Propozycja dymnej whisky spoza Islay? Gdzie z założenia whiskey irlandzkie są delikatniejsze. Musiałem w to wejść, spróbować... Inaczej bym mógł mieć problemy ze snem, iż taki miszmasz mógł mnie ominąć.
Ta Connemara jest bardzo dalekim irlandzkim krewnym swoich dymnych braci i sióstr ze Szkocji, pewnie dlatego nie jest tak częstym gościem na naszych marketowych półkach, grupach internetowych i na językach.

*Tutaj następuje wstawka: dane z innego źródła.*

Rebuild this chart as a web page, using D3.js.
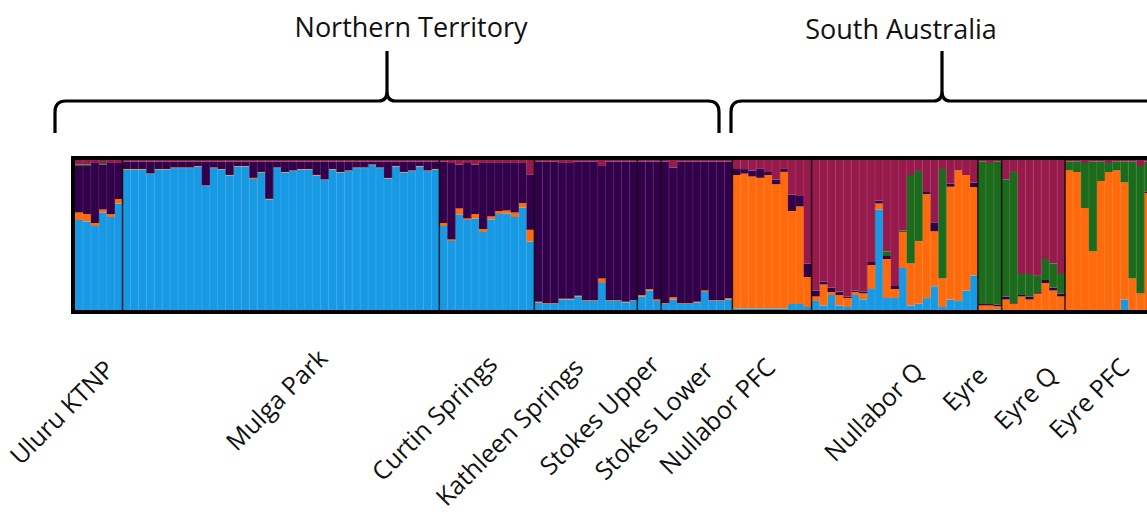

Butelka i opakowanie trzyma poziom, cena nie wywołuję zakłopotania. Chęć podjęcia eksperymentu zmieszania dwóch światów, pakuję butelkę do koszyka sklepowego. A co w domu po otwarciu? Już opisuję:
Aromat: owocowy, słodki, lekko miodowy, subtelny powiew dymu
Smak: tutaj dym wychodzi przed szereg, nie jest to dym powalający, a raczej lekki, rześki, ale zdecydowany, w drugiej kolejności wyczuwalna gorzka czekolada przeplatana z korzennością i delikatną pieprznością
Finisz: krótki, przyjemnie gasnący, zachęcający do dalszej konsumpcji
Podsumowując Connemara jest świetnym zaproszeniem do wgłębienia się w tematy palonego torfu dla początkujących. Posmak nawiązuje do stolicy dymnych whisky szkockich, ale jak dla mnie za szybko opuszcza kubki smakowe. Eksperyment połączenia dymności, której nie trzeba szukać z lupą, jak to było w dymnej wersji Grands'a, z łagodnością oraz pijalnością irlandzkich whiskey ocenił bym na 4+ biorąc też pod uwagę cenę butelki.